Dosing plant leads the pack

A packaged plant offers tailored solutions that can be factory tested and avoids the need for costly and time-consuming on-site engineering, writes Barry Green, sales director of Gee & Company


The concept of consolidating a complete, stand-alone chemical dosing system within a single and easily portable containerised system is one that Gee & Company has been continuously developing. The advantages are easy to see, as demonstrated by many water utility companies and their contractors. Cost and time are saved and plant reliability is assured.

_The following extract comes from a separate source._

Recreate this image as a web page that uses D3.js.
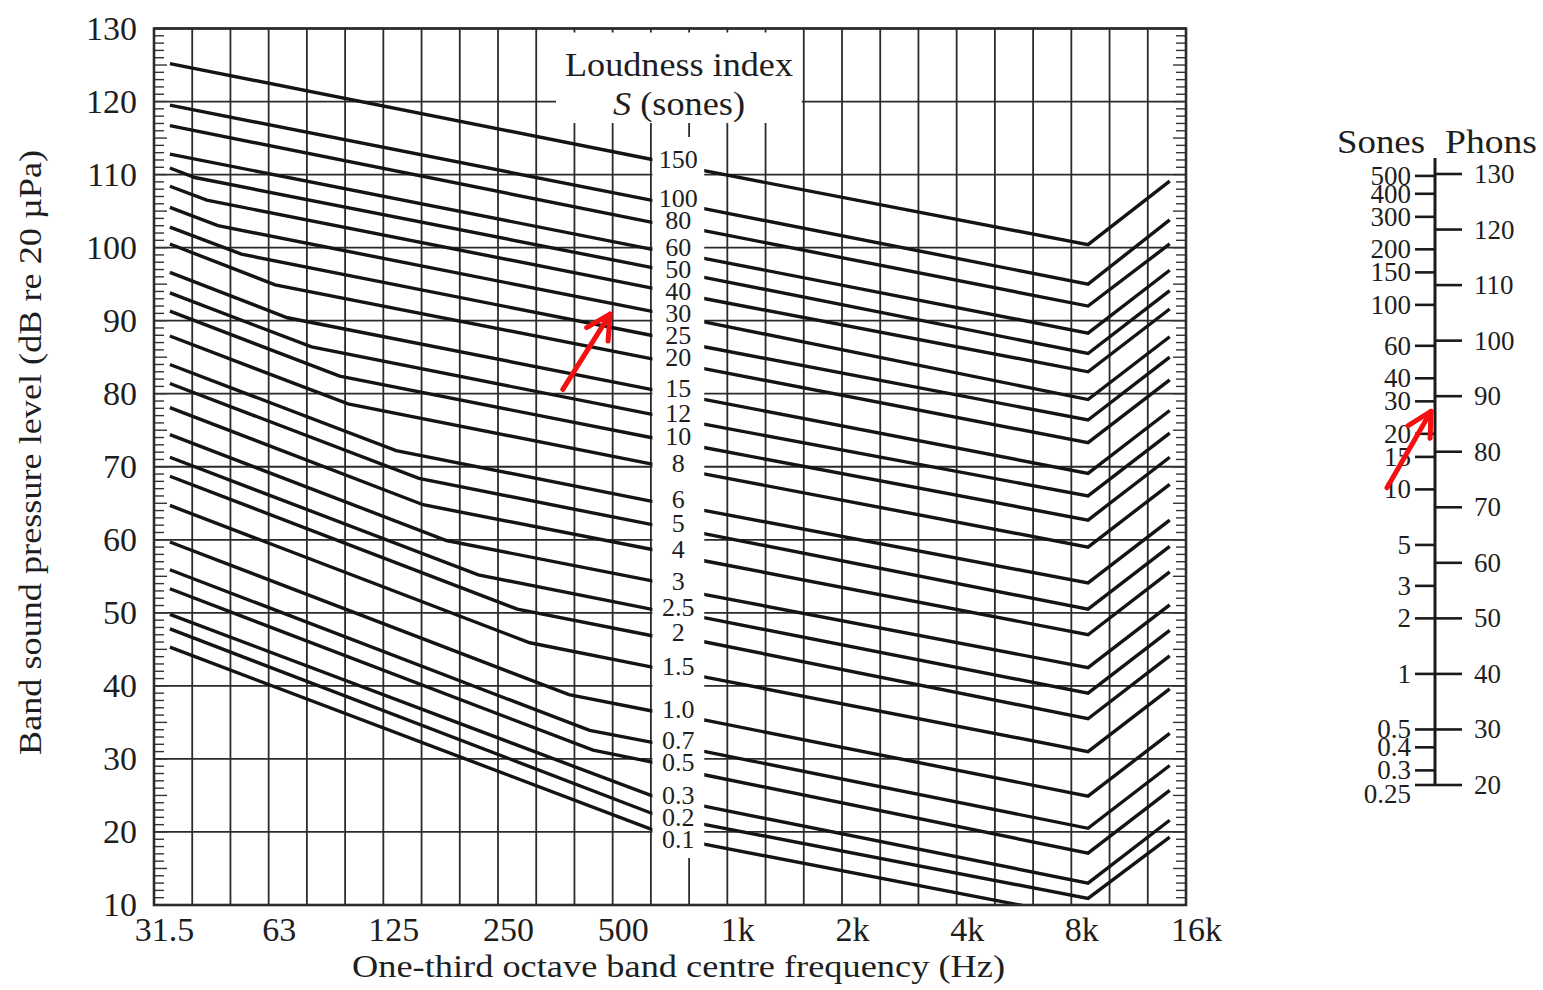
<!DOCTYPE html>
<html>
<head>
<meta charset="utf-8">
<script src="https://cdn.jsdelivr.net/npm/d3@7"></script>
<style>
  body { margin: 0; background: #fff; }
  svg text { font-family: "Liberation Serif", "Times New Roman", serif; fill: #1e1e1e; }
</style>
</head>
<body>
<svg id="chart" width="1543" height="990"></svg>
<script>
// One-third octave band centres, 31.5 Hz to 16 kHz
const bandLabels = ["31.5","40","50","63","80","100","125","160","200","250","315","400","500",
  "630","800","1k","1.25k","1.6k","2k","2.5k","3.15k","4k","5k","6.3k","8k","10k","12.5k","16k"];
const octaveLabels = ["31.5","63","125","250","500","1k","2k","4k","8k","16k"];
const levelTicks = [10,20,30,40,50,60,70,80,90,100,110,120,130];

// Loudness index contours (sones). Each contour is a set of straight segments
// between breakpoints; levels are band SPL in dB.
const sonesLabels = ["150","100","80","60","50","40","30","25","20","15","12","10","8",
  "6","5","4","3","2.5","2","1.5","1.0","0.7","0.5","0.3","0.2","0.1"];
// breakpoint frequencies (Hz) shared by every contour
const fStart = 34.4, fGapLeft = 630, fGapRight = 875, fVertex = 8850, fEnd = 14500;
const startLevel = [125.2,119.5,116.7,112.8,110.9,108.4,105.5,102.8,100.5,96.6,93.8,91.3,87.9,
  84.0,81.4,78.1,74.4,71.3,68.7,64.7,59.7,55.9,53.3,49.8,47.8,45.3];
// low-frequency knee of each contour (null where the contour is straight)
const kneeFreq = [null,null,null,null,40,43,46,53,65,70,81,96,101,
  135,155,159,183,222,281,303,384,435,444,null,null,null];
const kneeLevel = [null,null,null,null,109.6,106.5,103.0,99.1,94.9,90.4,86.4,82.4,78.6,
  72.2,68.4,64.8,59.9,55.2,50.5,45.9,38.8,33.9,31.2,null,null,null];
const levelGapLeft = [112.1,106.5,103.5,99.8,97.3,94.5,91.3,88.0,84.8,80.6,77.2,74.0,70.4,
  65.3,62.1,58.7,54.4,50.5,46.9,42.6,36.6,32.3,29.6,25.0,22.6,20.4];
const levelGapRight = [110.5,105.3,102.3,98.5,95.9,93.0,89.8,86.4,83.4,79.2,75.8,72.6,69.0,
  64.0,60.8,57.1,52.5,49.3,46.0,41.2,35.3,31.0,27.8,23.5,21.0,18.3];
const levelVertex = [100.4,95.0,92.0,88.3,85.5,83.0,79.2,76.4,73.3,69.1,66.0,62.7,59.0,
  54.1,50.5,47.0,42.5,39.0,35.5,31.0,24.9,20.5,17.1,13.0,10.9,8.2];
const levelEnd = [109.1,103.8,100.5,96.9,94.1,91.6,87.8,85.0,81.9,77.7,74.6,71.3,67.6,
  62.7,59.1,55.6,51.1,47.6,44.1,39.6,33.5,29.1,25.7,21.6,19.3,null];

// Sones / phons conversion scale
const soneTicks = [500,400,300,200,150,100,60,40,30,20,15,10,5,3,2,1,0.5,0.4,0.3,0.25];
const phonTicks = [20,30,40,50,60,70,80,90,100,110,120,130];

const svg = d3.select("#chart");
const plot = { left: 154, right: 1186, top: 28.5, bottom: 905 };

const bandFreq = bandLabels.map((_, i) => 31.25 * Math.pow(2, i / 3));
const x = d3.scaleLog().domain([31.25, 16000]).range([plot.left, plot.right]);
const y = d3.scaleLinear().domain([10, 130]).range([plot.bottom, plot.top]);

// ---- grid ----
const grid = svg.append("g").attr("stroke", "#2b2b2b").attr("stroke-width", 1.8);
grid.selectAll("line.v").data(bandFreq).join("line").attr("class", "v")
  .attr("x1", d => x(d)).attr("x2", d => x(d))
  .attr("y1", plot.top).attr("y2", plot.bottom);
grid.selectAll("line.h").data(levelTicks).join("line").attr("class", "h")
  .attr("x1", plot.left).attr("x2", plot.right)
  .attr("y1", d => y(d)).attr("y2", d => y(d));

// 1 dB ticks inside both vertical edges
const minor = svg.append("g").attr("stroke", "#333").attr("stroke-width", 1.4);
const dbSteps = d3.range(10, 131);
minor.selectAll("line.l").data(dbSteps).join("line").attr("class", "l")
  .attr("x1", plot.left).attr("x2", d => plot.left + (d % 5 === 0 ? 13 : 10))
  .attr("y1", d => y(d)).attr("y2", d => y(d));
minor.selectAll("line.r").data(dbSteps).join("line").attr("class", "r")
  .attr("x1", plot.right).attr("x2", d => plot.right - (d % 5 === 0 ? 13 : 10))
  .attr("y1", d => y(d)).attr("y2", d => y(d));

// ---- contours ----
svg.append("clipPath").attr("id", "plotClip").append("rect")
  .attr("x", plot.left).attr("y", plot.top)
  .attr("width", plot.right - plot.left).attr("height", plot.bottom - plot.top);

const contours = sonesLabels.map((s, i) => {
  const pts = [[fStart, startLevel[i]]];
  if (kneeFreq[i] !== null) pts.push([kneeFreq[i], kneeLevel[i]]);
  pts.push([fGapLeft, levelGapLeft[i]], [fGapRight, levelGapRight[i]], [fVertex, levelVertex[i]]);
  if (levelEnd[i] !== null) pts.push([fEnd, levelEnd[i]]);
  return { s, pts, mid: (levelGapLeft[i] + levelGapRight[i]) / 2 };
});

const line = d3.line().x(d => x(d[0])).y(d => y(d[1]));
svg.append("g").attr("clip-path", "url(#plotClip)")
  .selectAll("path").data(contours).join("path")
  .attr("d", d => line(d.pts))
  .attr("fill", "none").attr("stroke", "#141414").attr("stroke-width", 3.4)
  .attr("stroke-linejoin", "miter");

// ---- white panels for the title and the contour labels ----
const labelCol = { left: x(bandFreq[13]) + 1.5, right: x(fGapRight) - 1 };
svg.append("rect").attr("fill", "#fff")
  .attr("x", 556).attr("y", plot.top + 4)
  .attr("width", x(bandFreq[17]) - 2 - 556).attr("height", 123 - plot.top - 4);
svg.append("rect").attr("fill", "#fff")
  .attr("x", labelCol.left).attr("y", 137)
  .attr("width", labelCol.right - labelCol.left).attr("height", 858 - 137);

// frame
svg.append("rect").attr("fill", "none").attr("stroke", "#2b2b2b").attr("stroke-width", 2.6)
  .attr("x", plot.left).attr("y", plot.top)
  .attr("width", plot.right - plot.left).attr("height", plot.bottom - plot.top);

// contour labels: centred on each contour inside the gap, pushed apart where crowded
const labelGap = 22;
const labelY = [];
contours.forEach((d, i) => {
  let ly = y(d.mid) - 6;
  if (i > 0 && ly < labelY[i - 1] + labelGap) ly = labelY[i - 1] + labelGap;
  labelY.push(ly);
});
svg.append("g").attr("font-size", 26).attr("text-anchor", "middle")
  .selectAll("text").data(contours).join("text")
  .attr("x", (labelCol.left + labelCol.right) / 2)
  .attr("y", (d, i) => labelY[i] + 8.6)
  .text(d => d.s);

// title block
const title = svg.append("g").attr("font-size", 33).attr("text-anchor", "middle");
title.append("text").attr("x", 679).attr("y", 76).attr("textLength", 228)
  .attr("lengthAdjust", "spacingAndGlyphs").text("Loudness index");
const t2 = title.append("text").attr("x", 679).attr("y", 115)
  .attr("textLength", 132).attr("lengthAdjust", "spacingAndGlyphs");
t2.append("tspan").attr("font-style", "italic").text("S");
t2.append("tspan").text(" (sones)");

// ---- axes ----
const octaveFreq = octaveLabels.map(l => bandFreq[bandLabels.indexOf(l)]);
const xAxis = svg.append("g").attr("transform", `translate(0,${plot.bottom})`)
  .call(d3.axisBottom(x).tickValues(octaveFreq).tickFormat((d, i) => octaveLabels[i])
    .tickSize(0).tickPadding(12));
xAxis.select(".domain").remove();
xAxis.selectAll("text").attr("font-family", "Liberation Serif").attr("font-size", 34)
  .attr("fill", "#1e1e1e").attr("dx", 10);

const yAxis = svg.append("g").attr("transform", `translate(${plot.left},0)`)
  .call(d3.axisLeft(y).tickValues(levelTicks).tickSize(0).tickPadding(17));
yAxis.select(".domain").remove();
yAxis.selectAll("text").attr("font-family", "Liberation Serif").attr("font-size", 34)
  .attr("fill", "#1e1e1e");

svg.append("text").attr("x", 678.5).attr("y", 977).attr("font-size", 32)
  .attr("text-anchor", "middle").attr("textLength", 653).attr("lengthAdjust", "spacingAndGlyphs")
  .text("One-third octave band centre frequency (Hz)");
svg.append("text").attr("transform", "translate(41,452.5) rotate(-90)").attr("font-size", 32)
  .attr("text-anchor", "middle").attr("textLength", 605).attr("lengthAdjust", "spacingAndGlyphs")
  .text("Band sound pressure level (dB re 20 \u00B5Pa)");

// ---- sones / phons scale ----
const phon = d3.scaleLinear().domain([20, 130]).range([785, 174]);
const sone = d3.scaleLog().base(2).domain([0.25, 512]).range([785, 174]);
const scaleX = 1435;
const nomo = svg.append("g");
nomo.append("line").attr("x1", scaleX).attr("x2", scaleX).attr("y1", 158).attr("y2", phon(20))
  .attr("stroke", "#1a1a1a").attr("stroke-width", 3);
nomo.selectAll("line.s").data(soneTicks).join("line").attr("class", "s")
  .attr("x1", scaleX - 20).attr("x2", scaleX).attr("y1", d => sone(d)).attr("y2", d => sone(d))
  .attr("stroke", "#1a1a1a").attr("stroke-width", 2.6);
nomo.selectAll("line.p").data(phonTicks).join("line").attr("class", "p")
  .attr("x1", scaleX).attr("x2", scaleX + 27).attr("y1", d => phon(d)).attr("y2", d => phon(d))
  .attr("stroke", "#1a1a1a").attr("stroke-width", 2.6);
nomo.selectAll("text.s").data(soneTicks).join("text").attr("class", "s")
  .attr("x", scaleX - 24).attr("y", d => sone(d) + 8.8 + (d === 0.25 ? 9 : 0))
  .attr("text-anchor", "end").attr("font-size", 27).text(d => d);
nomo.selectAll("text.p").data(phonTicks).join("text").attr("class", "p")
  .attr("x", scaleX + 39).attr("y", d => phon(d) + 9)
  .attr("font-size", 27).text(d => d);
nomo.append("text").attr("x", 1381).attr("y", 153).attr("font-size", 33).attr("text-anchor", "middle")
  .attr("textLength", 88).attr("lengthAdjust", "spacingAndGlyphs").text("Sones");
nomo.append("text").attr("x", 1491).attr("y", 153).attr("font-size", 33).attr("text-anchor", "middle")
  .attr("textLength", 92).attr("lengthAdjust", "spacingAndGlyphs").text("Phons");

// ---- red pointer arrows ----
function arrow(tail, tip) {
  const ang = Math.atan2(tail[1] - tip[1], tail[0] - tip[0]);
  const len = 27, spread = 28 * Math.PI / 180;
  const a1 = [tip[0] + len * Math.cos(ang - spread), tip[1] + len * Math.sin(ang - spread)];
  const a2 = [tip[0] + len * Math.cos(ang + spread), tip[1] + len * Math.sin(ang + spread)];
  const g = svg.append("g").attr("stroke", "#f41010").attr("stroke-width", 5)
    .attr("stroke-linecap", "round").attr("fill", "none");
  g.append("line").attr("x1", tail[0]).attr("y1", tail[1]).attr("x2", tip[0]).attr("y2", tip[1]);
  g.append("path").attr("d", `M${a1}L${tip}L${a2}`).attr("stroke-linejoin", "round");
}
arrow([x(370), y(80.6)], [x(492), y(90.9)]);
arrow([scaleX - 48, sone(10.2)], [scaleX - 4, sone(26.5)]);
</script>
</body>
</html>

Packaged plant of this type is sometimes perceived as limited to tank capacities in the order of 1-2m3. But current developments have seen much larger systems developed, with storage tank capacities of up 150m3 and incorporating as many as ten chemical metering skids for a variety of applications.

Within the water utility market in the UK, systems such as these embrace the dosing of chemicals for chemically aided settlement, phosphate removal and the control of both septicity and odour. But the concept has applications in other sectors, too.

For example, Birmingham-based Gee has designed and supplied packaged plant for the storing and dosing of sodium hypochlorite for the treatment of cooling towers at a power station. For this particular application, the plan was to change from gas chlorination to liquid – but within a very compressed outage time programme.

By using its package plant concept, Gee was able to design and prefabricate the whole system at its factory, where much of the pre-commissioning work was also carried out. The complete dosing system was then delivered by road, where it was slid into the old gas chlorine storage area and brought on line quickly.

Such an approach can also be used for boiler dosing where, for example, a boiler house is to be upgraded but where there is insufficient room to store chemicals. Containerised or modular solutions are equally appropriate for use on new plant, especially within the water utility market.

Made-to-measure

A combination of this proven concept together with a flexible engineering approach enables systems to be tailored to specific needs. For example, packaged plant can be supplied that incorporates a self-bunded storage facility, dosing cabinet and the necessary control system. If this is not appropriate, it can purely encompass the tankage and dosing or, alternatively, it can embrace dosing and controls, where the chemical storage either exists or is located in a traditional bunded area.

One significant development in this market within the last year was Gee’s acquisition of the Michael Smith Systems division. This allowed the new owner access to a patent that covered the design of such package plant, and which further extended the scope of supply in this market.

Both ranges are produced under a single roof at Gee’s 1.8 hectare manufacturing site, enabling all the chemical, mechanical and electrical design engineering to be carried out in house.

Because of the specialist storage and handling requirements of most of the chemicals involved, the business also manufactures its own thermoplastic tanks on the same site. This saves the cost of transporting components between sites, and enables much of the testing and pre-commissioning of fully finished systems to be carried out under controlled factory conditions.

It is, though, on site that these benefits become apparent. Containerisation and factory manufacture avoid most of the civil-engineering work – weather delays and all – associated with traditional systems. All the site preparation required for these units is the laying of a concrete raft and the installation of the necessary dosing lines and telemetry connections.

Gee can transport and land very large containers on site, and employs its own operative for craneage, together with banks people to supervise this stage of the operation. Often, such equipment can be landed early in the morning and hooked and wired up the following day.

With much of the pre-commissioning work already carried out, final commissioning is kept to a minimum. The new system has the potential to be brought on stream in a matter of only days. For the water and wastewater treatment industry, factory-built containerisation has brought such turnkey systems to the top of the agenda.